** start of Given material **

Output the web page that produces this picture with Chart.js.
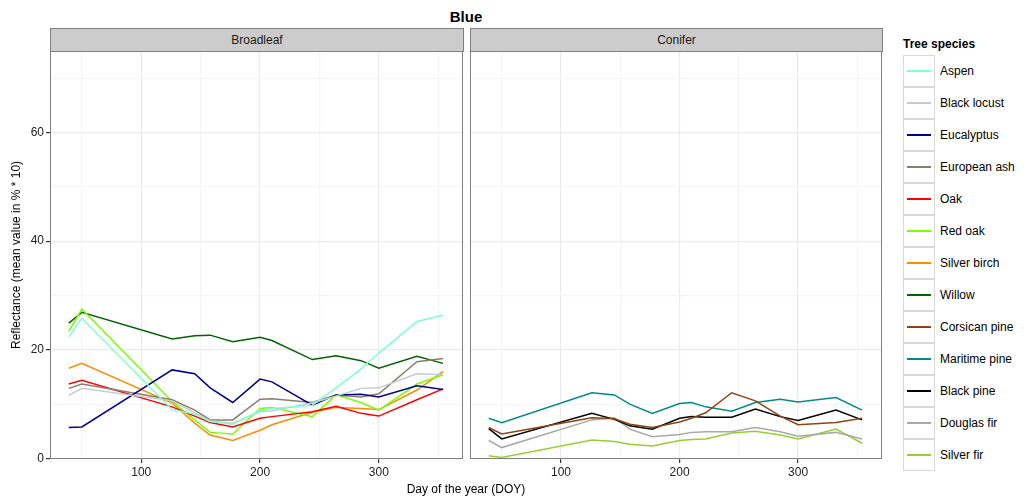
<!DOCTYPE html>
<html>
<head>
<meta charset="utf-8">
<script src="https://cdn.jsdelivr.net/npm/chart.js@4/dist/chart.umd.min.js"></script>
<style>
  body { margin: 0; background: #fff; font-family: "Liberation Sans", Arial, sans-serif; }
  #wrap { position: relative; width: 1024px; height: 498px; overflow: hidden; }
  .abs { position: absolute; }
  #title { left: 0; width: 932px; top: 8px; text-align: center; font-weight: bold; font-size: 15px; color: #000; }
  .strip { box-sizing: border-box; top: 28px; height: 24px; background: #cccccc; border: 1px solid #7f7f7f;
           text-align: center; font-size: 12px; line-height: 22px; color: #1a1a1a; }
  #ytitle { left: 16px; top: 255px; transform: translate(-50%, -50%) rotate(-90deg); white-space: nowrap; font-size: 12px; color: #000; }
  #xtitle { left: 50px; width: 832px; top: 482px; text-align: center; font-size: 12px; color: #000; }
  #legTitle { left: 903px; top: 37px; font-weight: bold; font-size: 12px; color: #000; }
  .key { box-sizing: border-box; left: 903px; width: 32px; height: 32px; border: 1px solid #d9d9d9; background: #fff; }
  .key span { position: absolute; left: 3px; right: 3px; top: 14px; height: 2px; }
  .lab { left: 940px; font-size: 12px; line-height: 32px; color: #000; white-space: nowrap; }
</style>
</head>
<body>
<div id="wrap">
  <div id="title" class="abs">Blue</div>
  <div class="abs strip" style="left:50px;width:414px;">Broadleaf</div>
  <div class="abs strip" style="left:470px;width:413px;">Conifer</div>
  <canvas id="left" class="abs" style="left:0;top:51px;" width="466" height="447"></canvas>
  <canvas id="right" class="abs" style="left:466px;top:51px;" width="420" height="447"></canvas>
  <div id="ytitle" class="abs">Reflectance (mean value in % * 10)</div>
  <div id="xtitle" class="abs">Day of the year (DOY)</div>
  <div id="legTitle" class="abs">Tree species</div>
  <div id="legend"></div>
</div>
<script>
const doy = [39, 50, 126, 145, 158, 177, 200, 210, 222, 244, 264, 285, 300, 332, 354];

// Broadleaf (no acquisition at DOY 222)
const aspen       = [22.4, 25.8, 9.0, 8.2, 6.8, 6.3, 8.8, 9.2, null, 9.8, 13.0, 16.5, 19.4, 25.2, 26.4];
const blackLocust = [11.6, 12.9, 10.6, 8.4, 6.9, 6.5, 8.6, 8.8, null, 10.2, 11.5, 12.9, 13.0, 15.6, 15.4];
const eucalyptus  = [5.7, 5.8, 16.3, 15.6, 13.0, 10.3, 14.6, 14.1, null, 9.8, 11.7, 11.8, 11.3, 13.4, 12.7];
const europeanAsh = [12.9, 13.7, 10.8, 8.9, 7.1, 7.1, 10.9, 11.0, null, 10.3, 11.7, 11.3, 11.9, 17.8, 18.4];
const oak         = [13.7, 14.4, 9.5, 7.8, 6.6, 5.8, 7.4, 7.7, null, 8.6, 9.6, 8.3, 7.8, 10.8, 12.8];
const redOak      = [23.4, 27.5, 10.5, 7.1, 4.8, 4.5, 9.2, 9.4, null, 7.7, 11.7, 10.3, 8.9, 13.7, 15.4];
const silverBirch = [16.6, 17.5, 10.2, 6.5, 4.3, 3.3, 5.2, 6.2, null, 8.5, 9.4, 9.2, 9.0, 12.6, 16.0];
const willow      = [24.9, 26.9, 22.0, 22.6, 22.7, 21.5, 22.3, 21.7, null, 18.2, 18.9, 18.0, 16.6, 18.8, 17.5];

// Conifer
const corsicanPine = [5.7, 4.5, 7.5, 7.3, 6.3, 5.7, 6.7, 7.4, 8.4, 12.1, 10.6, 7.8, 6.2, 6.6, 7.4];
const maritimePine = [7.4, 6.6, 12.1, 11.7, 10.0, 8.3, 10.1, 10.3, 9.5, 8.7, 10.3, 10.9, 10.4, 11.2, 8.9];
const blackPine    = [5.5, 3.6, 8.3, 7.2, 6.0, 5.4, 7.4, 7.7, 7.6, 7.6, 9.1, 7.7, 7.0, 8.9, 7.1];
const douglasFir   = [3.3, 2.0, 7.1, 7.5, 5.4, 4.0, 4.4, 4.8, 4.9, 4.9, 5.7, 4.9, 4.1, 4.8, 3.6];
const silverFir    = [0.5, 0.2, 3.4, 3.1, 2.6, 2.3, 3.3, 3.5, 3.6, 4.7, 5.0, 4.3, 3.6, 5.4, 2.8];

const broadleafNames = ['Aspen', 'Black locust', 'Eucalyptus', 'European ash', 'Oak', 'Red oak', 'Silver birch', 'Willow'];
const broadleafValues = [aspen, blackLocust, eucalyptus, europeanAsh, oak, redOak, silverBirch, willow];
const broadleafColors = ['#7fffd4', '#c1cdcd', '#00008b', '#8b7d6b', '#ff0000', '#7cfc00', '#ff8c00', '#006400'];

const coniferNames = ['Corsican pine', 'Maritime pine', 'Black pine', 'Douglas fir', 'Silver fir'];
const coniferValues = [corsicanPine, maritimePine, blackPine, douglasFir, silverFir];
const coniferColors = ['#8b4513', '#008b8b', '#000000', '#a9a9a9', '#9acd32'];

const xTicks = [50, 100, 150, 200, 250, 300, 350];
const yTicks = [0, 10, 20, 30, 40, 50, 60, 70];

const font = { family: '"Liberation Sans", Arial, sans-serif', size: 12 };

const panelBorder = {
  id: 'panelBorder',
  afterDraw(chart) {
    const a = chart.chartArea, c = chart.ctx;
    c.save();
    c.strokeStyle = '#7f7f7f';
    c.lineWidth = 1;
    c.strokeRect(a.left + 0.5, a.top + 0.5, a.right - a.left - 1, a.bottom - a.top - 1);
    c.restore();
  }
};

function noPad(s) {
  s.paddingTop = 0; s.paddingBottom = 0; s.paddingLeft = 0; s.paddingRight = 0;
}

function makeDatasets(names, values, colors) {
  return names.map((n, i) => ({
    label: n,
    data: doy.map((d, j) => ({ x: d, y: values[i][j] })),
    borderColor: colors[i],
    backgroundColor: colors[i],
    borderWidth: 1.5,
    pointRadius: 0,
    tension: 0,
    spanGaps: true
  }));
}

function makeChart(id, datasets, showY, pad) {
  return new Chart(document.getElementById(id), {
    type: 'line',
    data: { datasets },
    plugins: [panelBorder],
    options: {
      responsive: false,
      animation: false,
      events: [],
      layout: { padding: pad },
      plugins: { legend: { display: false }, tooltip: { enabled: false } },
      scales: {
        x: {
          type: 'linear', min: 23.2, max: 370.8,
          afterBuildTicks: s => { s.ticks = xTicks.map(v => ({ value: v })); },
          afterFit: s => { s.height = 39; noPad(s); },
          border: { display: false },
          grid: {
            color: c => c.tick && c.tick.value % 100 === 0 ? '#ebebeb' : '#f5f5f5',
            lineWidth: 1.2,
            tickLength: 4,
            tickColor: c => c.tick && c.tick.value % 100 === 0 ? '#333333' : 'rgba(0,0,0,0)'
          },
          ticks: {
            color: '#222', font, padding: 2, maxRotation: 0, autoSkip: false,
            callback: v => v % 100 === 0 ? String(v) : ''
          }
        },
        y: {
          type: 'linear', min: -0.1, max: 75,
          afterBuildTicks: s => { s.ticks = yTicks.map(v => ({ value: v })); },
          afterFit: s => { s.width = showY ? 50 : 4; noPad(s); },
          border: { display: false },
          grid: {
            color: c => c.tick && c.tick.value % 20 === 0 ? '#ebebeb' : '#f5f5f5',
            lineWidth: 1.2,
            drawTicks: showY,
            tickLength: 4,
            tickColor: c => c.tick && c.tick.value % 20 === 0 ? '#333333' : 'rgba(0,0,0,0)'
          },
          ticks: {
            display: showY, color: '#222', font, padding: 2, autoSkip: false,
            callback: v => v % 20 === 0 ? String(v) : ''
          }
        }
      }
    }
  });
}

makeChart('left', makeDatasets(broadleafNames, broadleafValues, broadleafColors), true, { top: 0, right: 3, left: 0, bottom: 0 });
makeChart('right', makeDatasets(coniferNames, coniferValues, coniferColors), false, { top: 0, right: 4, left: 0, bottom: 0 });

// legend
const legend = document.getElementById('legend');
const allNames = broadleafNames.concat(coniferNames);
const allColors = broadleafColors.concat(coniferColors);
allNames.forEach((n, i) => {
  const top = 55 + i * 32;
  const key = document.createElement('div');
  key.className = 'abs key';
  key.style.top = top + 'px';
  const line = document.createElement('span');
  line.style.background = allColors[i];
  key.appendChild(line);
  legend.appendChild(key);
  const lab = document.createElement('div');
  lab.className = 'abs lab';
  lab.style.top = top + 'px';
  lab.textContent = n;
  legend.appendChild(lab);
});
</script>
</body>
</html>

** end of Given material **

### Exercise
Pictures are excluded; extract exactly the lines from the start of the data through the line that holds "300, 332, 354];", both ends included.

### Exercise response
Output the web page that produces this picture with Chart.js.
<!DOCTYPE html>
<html>
<head>
<meta charset="utf-8">
<script src="https://cdn.jsdelivr.net/npm/chart.js@4/dist/chart.umd.min.js"></script>
<style>
  body { margin: 0; background: #fff; font-family: "Liberation Sans", Arial, sans-serif; }
  #wrap { position: relative; width: 1024px; height: 498px; overflow: hidden; }
  .abs { position: absolute; }
  #title { left: 0; width: 932px; top: 8px; text-align: center; font-weight: bold; font-size: 15px; color: #000; }
  .strip { box-sizing: border-box; top: 28px; height: 24px; background: #cccccc; border: 1px solid #7f7f7f;
           text-align: center; font-size: 12px; line-height: 22px; color: #1a1a1a; }
  #ytitle { left: 16px; top: 255px; transform: translate(-50%, -50%) rotate(-90deg); white-space: nowrap; font-size: 12px; color: #000; }
  #xtitle { left: 50px; width: 832px; top: 482px; text-align: center; font-size: 12px; color: #000; }
  #legTitle { left: 903px; top: 37px; font-weight: bold; font-size: 12px; color: #000; }
  .key { box-sizing: border-box; left: 903px; width: 32px; height: 32px; border: 1px solid #d9d9d9; background: #fff; }
  .key span { position: absolute; left: 3px; right: 3px; top: 14px; height: 2px; }
  .lab { left: 940px; font-size: 12px; line-height: 32px; color: #000; white-space: nowrap; }
</style>
</head>
<body>
<div id="wrap">
  <div id="title" class="abs">Blue</div>
  <div class="abs strip" style="left:50px;width:414px;">Broadleaf</div>
  <div class="abs strip" style="left:470px;width:413px;">Conifer</div>
  <canvas id="left" class="abs" style="left:0;top:51px;" width="466" height="447"></canvas>
  <canvas id="right" class="abs" style="left:466px;top:51px;" width="420" height="447"></canvas>
  <div id="ytitle" class="abs">Reflectance (mean value in % * 10)</div>
  <div id="xtitle" class="abs">Day of the year (DOY)</div>
  <div id="legTitle" class="abs">Tree species</div>
  <div id="legend"></div>
</div>
<script>
const doy = [39, 50, 126, 145, 158, 177, 200, 210, 222, 244, 264, 285, 300, 332, 354];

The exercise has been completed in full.